I am kaitco

a writer's log

A Flight (a novel) to Remember Tuesday, March 31, 2015

Filed under: Dorienne,Reading,Writing — kaitco @ 10:01 pm
Tags: , , , , , , ,

Eight years ago, at the age of 22, I sat at the same desk at which I’m currently writing and decided that the only way I was going to learn how I write novels was to sit down and just write one. I’d written two novels earlier, but as they were both completed before the age of 17 and neither were any good, I abandoned the idea of re-writing a previous project and perused my dozens of handwritten notes. I had notes about female football players and towns I’d called Mansfeld and even lengthy notes about what would eventually become Luka, but I sensed that none of these fit what I was trying to do. I needed something about which I was incredibly passionate and into which I could wholeheartedly throw myself without fear of upcoming boredom and, after a suitable amount of brainstorming, Flight, a novel was born.

I’ve written about Flight here a gazillion times because it was my first real effort in writing as an adult, but over the years I’ve simply looked back at it, fondly recalling what it was like to get new comments from Fanfiction.net about it, etc., and I’d shelved it as a long and so-so written story. Last weekend, however, I found myself honestly bored for the first time in…years, and I sought out something swamped with nostalgia. After cruising Netflix for ten minutes, I perked at the idea of re-watching the earlier seasons of Law and Order: SVU and three episodes in, I had an intense urge to revisit Flight.

I hadn’t actually sat down to really read more than a chapter or two of it in likely five years and, as I was already in an SVU mood, I figured I would laugh at my inability to tell a decent story and take a trip down memory lane.
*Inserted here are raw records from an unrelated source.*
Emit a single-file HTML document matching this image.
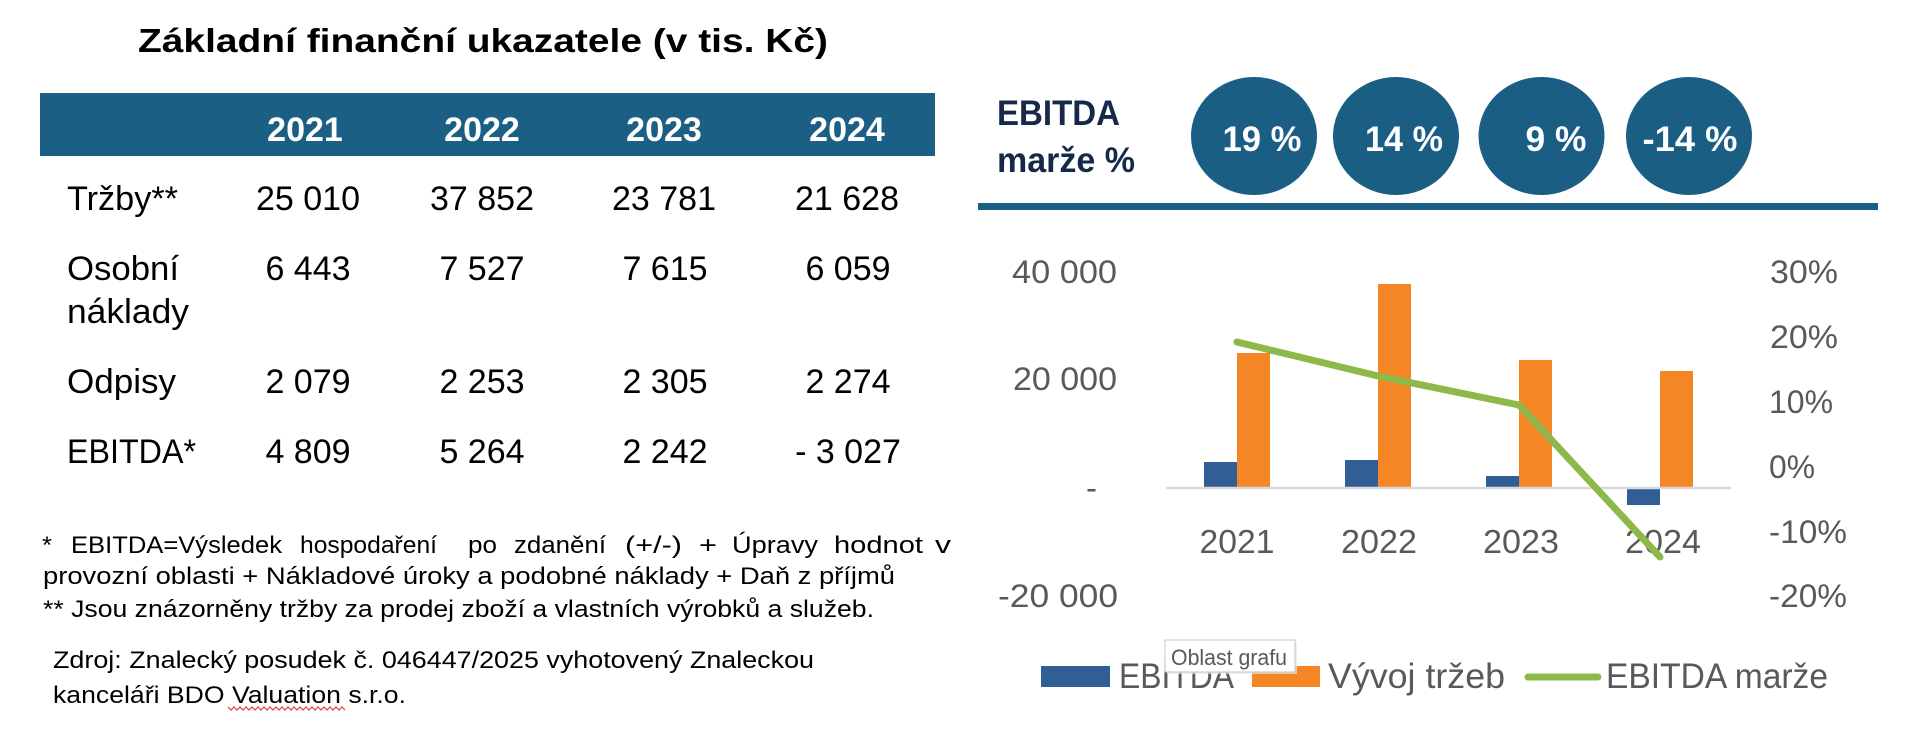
<!DOCTYPE html>
<html>
<head>
<meta charset="utf-8">
<style>
  html,body{margin:0;padding:0;background:#fff;}
  svg{display:block;}
  text{font-family:"Liberation Sans", "DejaVu Sans", sans-serif;}
</style>
</head>
<body>
<svg width="1920" height="739" viewBox="0 0 1920 739" xmlns="http://www.w3.org/2000/svg">
  <rect x="0" y="0" width="1920" height="739" fill="#ffffff"/>

  <!-- Title -->
  <text x="138" y="52" font-size="33" font-weight="bold" fill="#000" textLength="690" lengthAdjust="spacingAndGlyphs">Základní finanční ukazatele (v tis. Kč)</text>

  <!-- Table header -->
  <rect x="40" y="93" width="895" height="63" fill="#1c5f84"/>
  <g font-size="34" font-weight="bold" fill="#ffffff" text-anchor="middle">
    <text x="305" y="141">2021</text>
    <text x="482" y="141">2022</text>
    <text x="664" y="141">2023</text>
    <text x="847" y="141">2024</text>
  </g>

  <!-- Table rows -->
  <g font-size="34" fill="#000">
    <text x="67" y="210" textLength="111" lengthAdjust="spacingAndGlyphs">Tržby**</text>
    <text x="67" y="280" textLength="112" lengthAdjust="spacingAndGlyphs">Osobní</text>
    <text x="67" y="323" textLength="122" lengthAdjust="spacingAndGlyphs">náklady</text>
    <text x="67" y="393" textLength="109" lengthAdjust="spacingAndGlyphs">Odpisy</text>
    <text x="67" y="463" textLength="129" lengthAdjust="spacingAndGlyphs">EBITDA*</text>
  </g>
  <g font-size="34" fill="#000" text-anchor="middle">
    <text x="308" y="210">25 010</text>
    <text x="482" y="210">37 852</text>
    <text x="664" y="210">23 781</text>
    <text x="847" y="210">21 628</text>

    <text x="308" y="280">6 443</text>
    <text x="482" y="280">7 527</text>
    <text x="665" y="280">7 615</text>
    <text x="848" y="280">6 059</text>

    <text x="308" y="393">2 079</text>
    <text x="482" y="393">2 253</text>
    <text x="665" y="393">2 305</text>
    <text x="848" y="393">2 274</text>

    <text x="308" y="463">4 809</text>
    <text x="482" y="463">5 264</text>
    <text x="665" y="463">2 242</text>
    <text x="848" y="463">- 3 027</text>
  </g>

  <!-- Footnotes -->
  <g font-size="24.5" fill="#000">
    <text x="42" y="553" textLength="10" lengthAdjust="spacingAndGlyphs">*</text>
    <text x="71" y="553" textLength="211" lengthAdjust="spacingAndGlyphs">EBITDA=Výsledek</text>
    <text x="300" y="553" textLength="137" lengthAdjust="spacingAndGlyphs">hospodaření</text>
    <text x="468" y="553" textLength="29" lengthAdjust="spacingAndGlyphs">po</text>
    <text x="514" y="553" textLength="92" lengthAdjust="spacingAndGlyphs">zdanění</text>
    <text x="625" y="553" textLength="57" lengthAdjust="spacingAndGlyphs">(+/-)</text>
    <text x="699" y="553" textLength="18" lengthAdjust="spacingAndGlyphs">+</text>
    <text x="732" y="553" textLength="86" lengthAdjust="spacingAndGlyphs">Úpravy</text>
    <text x="834" y="553" textLength="89" lengthAdjust="spacingAndGlyphs">hodnot</text>
    <text x="935" y="553" textLength="16" lengthAdjust="spacingAndGlyphs">v</text>

    <text x="43" y="584" textLength="852" lengthAdjust="spacingAndGlyphs">provozní oblasti + Nákladové úroky a podobné náklady + Daň z příjmů</text>
    <text x="43" y="617" textLength="831" lengthAdjust="spacingAndGlyphs">** Jsou znázorněny tržby za prodej zboží a vlastních výrobků a služeb.</text>

    <text x="53" y="668" textLength="761" lengthAdjust="spacingAndGlyphs">Zdroj: Znalecký posudek č. 046447/2025 vyhotovený Znaleckou</text>
    <text x="53" y="703" textLength="353" lengthAdjust="spacingAndGlyphs">kanceláři BDO Valuation s.r.o.</text>
  </g>
  <polyline fill="none" stroke="#e04040" stroke-width="1.2"
    points="228,707 231,710 234,707 237,710 240,707 243,710 246,707 249,710 252,707 255,710 258,707 261,710 264,707 267,710 270,707 273,710 276,707 279,710 282,707 285,710 288,707 291,710 294,707 297,710 300,707 303,710 306,707 309,710 312,707 315,710 318,707 321,710 324,707 327,710 330,707 333,710 336,707 339,710 342,707 345,710"/>

  <!-- EBITDA marže header -->
  <text x="997" y="125" font-size="35" font-weight="bold" fill="#16294a" textLength="123" lengthAdjust="spacingAndGlyphs">EBITDA</text>
  <text x="997" y="172" font-size="35" font-weight="bold" fill="#16294a" textLength="138" lengthAdjust="spacingAndGlyphs">marže %</text>

  <g fill="#1b5e84">
    <ellipse cx="1254" cy="136" rx="63" ry="59"/>
    <ellipse cx="1396" cy="136" rx="63" ry="59"/>
    <ellipse cx="1541.5" cy="136" rx="63" ry="59"/>
    <ellipse cx="1689" cy="136" rx="63" ry="59"/>
  </g>
  <g font-size="35" font-weight="bold" fill="#ffffff" text-anchor="middle">
    <text x="1262" y="151" textLength="79" lengthAdjust="spacingAndGlyphs">19 %</text>
    <text x="1404" y="151" textLength="78" lengthAdjust="spacingAndGlyphs">14 %</text>
    <text x="1556" y="151" textLength="61" lengthAdjust="spacingAndGlyphs">9 %</text>
    <text x="1690" y="151" textLength="95" lengthAdjust="spacingAndGlyphs">-14 %</text>
  </g>
  <rect x="978" y="203" width="900" height="7" fill="#1b5e84"/>

  <!-- Chart axis labels -->
  <g font-size="32" fill="#595959">
    <text x="1117" y="283" text-anchor="end" textLength="105" lengthAdjust="spacingAndGlyphs">40 000</text>
    <text x="1117" y="390" text-anchor="end" textLength="104" lengthAdjust="spacingAndGlyphs">20 000</text>
    <text x="1086" y="499" textLength="11" lengthAdjust="spacingAndGlyphs">-</text>
    <text x="998" y="607" textLength="120" lengthAdjust="spacingAndGlyphs">-20 000</text>

    <text x="1770" y="283" textLength="68" lengthAdjust="spacingAndGlyphs">30%</text>
    <text x="1770" y="348" textLength="68" lengthAdjust="spacingAndGlyphs">20%</text>
    <text x="1769" y="413" textLength="64" lengthAdjust="spacingAndGlyphs">10%</text>
    <text x="1769" y="478" textLength="46" lengthAdjust="spacingAndGlyphs">0%</text>
    <text x="1769" y="543" textLength="78" lengthAdjust="spacingAndGlyphs">-10%</text>
    <text x="1769" y="607" textLength="78" lengthAdjust="spacingAndGlyphs">-20%</text>
  </g>

  <!-- Bars -->
  <g fill="#f48625">
    <rect x="1237" y="353" width="33" height="135"/>
    <rect x="1378" y="284" width="33" height="204"/>
    <rect x="1519" y="360" width="33" height="128"/>
    <rect x="1660" y="371" width="33" height="117"/>
  </g>
  <g fill="#325e96">
    <rect x="1204" y="462" width="33" height="26"/>
    <rect x="1345" y="460" width="33" height="28"/>
    <rect x="1486" y="476" width="33" height="12"/>
    <rect x="1627" y="489" width="33" height="16"/>
  </g>
  <line x1="1166" y1="488" x2="1731" y2="488" stroke="#d9d9d9" stroke-width="2.5"/>

  <!-- Category labels -->
  <g font-size="33" fill="#595959" text-anchor="middle">
    <text x="1237" y="553" textLength="75" lengthAdjust="spacingAndGlyphs">2021</text>
    <text x="1379" y="553" textLength="76" lengthAdjust="spacingAndGlyphs">2022</text>
    <text x="1521" y="553" textLength="76" lengthAdjust="spacingAndGlyphs">2023</text>
    <text x="1663" y="553" textLength="76" lengthAdjust="spacingAndGlyphs">2024</text>
  </g>

  <!-- EBITDA margin line -->
  <polyline fill="none" stroke="#8db84a" stroke-width="7" stroke-linejoin="round" stroke-linecap="round"
    points="1237,342 1378,376 1519,405 1660,557"/>

  <!-- Legend -->
  <rect x="1041" y="666" width="69" height="21" fill="#325e96"/>
  <text x="1119" y="688" font-size="35" fill="#595959" textLength="115" lengthAdjust="spacingAndGlyphs">EBITDA</text>
  <rect x="1252" y="666" width="68" height="21" fill="#f48625"/>
  <text x="1328" y="688" font-size="35" fill="#595959" textLength="177" lengthAdjust="spacingAndGlyphs">Vývoj tržeb</text>
  <line x1="1528" y1="677" x2="1598" y2="677" stroke="#8db84a" stroke-width="7" stroke-linecap="round"/>
  <text x="1606" y="688" font-size="35" fill="#595959" textLength="222" lengthAdjust="spacingAndGlyphs">EBITDA marže</text>

  <!-- Tooltip -->
  <rect x="1167" y="642" width="130" height="32" fill="#e8e8e8" opacity="0.7"/>
  <rect x="1165" y="640" width="130" height="32" fill="#ffffff" stroke="#c4c4c4" stroke-width="1"/>
  <text x="1171" y="665" font-size="22" fill="#595959" textLength="116" lengthAdjust="spacingAndGlyphs">Oblast grafu</text>
</svg>
</body>
</html>
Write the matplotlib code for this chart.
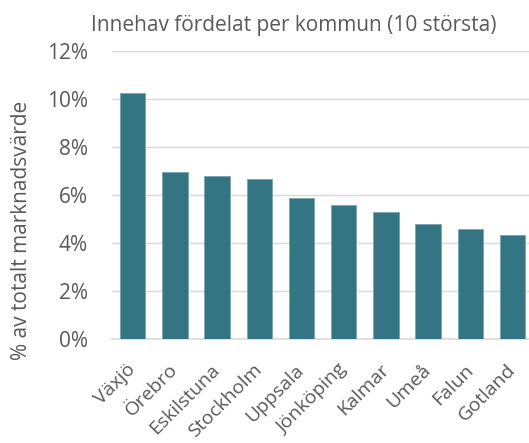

And, I was able to take that desired memorable trip…but I haven’t been able to put down my own old book!

There’s something that feels very narcissistic about reading one’s own writing as if reading the works of others, but I can’t help it. There are missing words every few pages, the prose tells the reader everything because I hadn’t learned “show versus tell” yet, the novel is over 450 thousand words, but I can’t help it! This book I wrote when I really had no idea what the deuce I was doing is compelling even to me, the writer, and I love it.

As I’ve been reading my own work, I’ve asked myself, why am I so engaged? It’s not written very well, it goes on too long in certain areas, and one of the plotlines falls completely flat, but I’m captivated. Is it because I’ve been so disappointed in reading the modern fiction of others lately? I wasn’t terribly impressed with The Lovely Bones and, if I’m honest with myself, I’ve likely turned to Flight because I just didn’t want to face reading The Night Circus anymore. It’s hard to say.

I enjoy this old work of mine on so many levels. Years ago, I put it into Kindle form, so I can actually read it like I would any other book, which just makes the process that much more fun. Aside from reading something that’s just generally enjoyable, I get to envision myself eight years younger as I was writing the very words on the page and that’s worth a post all on its own. For example, I was hardly six months into my current Christian Walk when I started the first notes for Flight and it shows. The use of “goddamn” in every other piece of dialogue is so prevalent that I can hardly believe that I wasn’t still an agnostic when I wrote it.

I’ve still got another third of the book left to go, but I’ll admit that I’ve not been this into a book since I read Gaskell’s North and South for the first time. I’m smitten with my own work, as shameful as it at first seemed, and when I shared this revelation, my mother advised that I shouldn’t feel shamed by liking my own writing. She posed that perhaps I write simply so that I’ll have something I want to read. I don’t generally like most modern fiction. Outside of greats like Crichton and King and then Harry Potter, the only books I’ve really loved in the last decade were written in the 19th century by British women…and to be honest, how far off is Potter from there? Before turning to Flight, I was re-reading Frances Hodgson Burnett’s Making of a Marchioness and loving every minute of it.

As I look to my current projects Anne and Jill, I can’t help but see them through different eyes after re-reading Flight. While I don’t wish to fully emulate what I’d created sans-Bachelor’s degree and eight more years of life experience, I do still wish I could recreate the same energy, the same excitement and fervor, in my current work that I had in Flight. Maybe this was what I needed to make peace with my writing endeavours?

As I did with Flight, I write for myself. I write just so that I will have something that I want to read.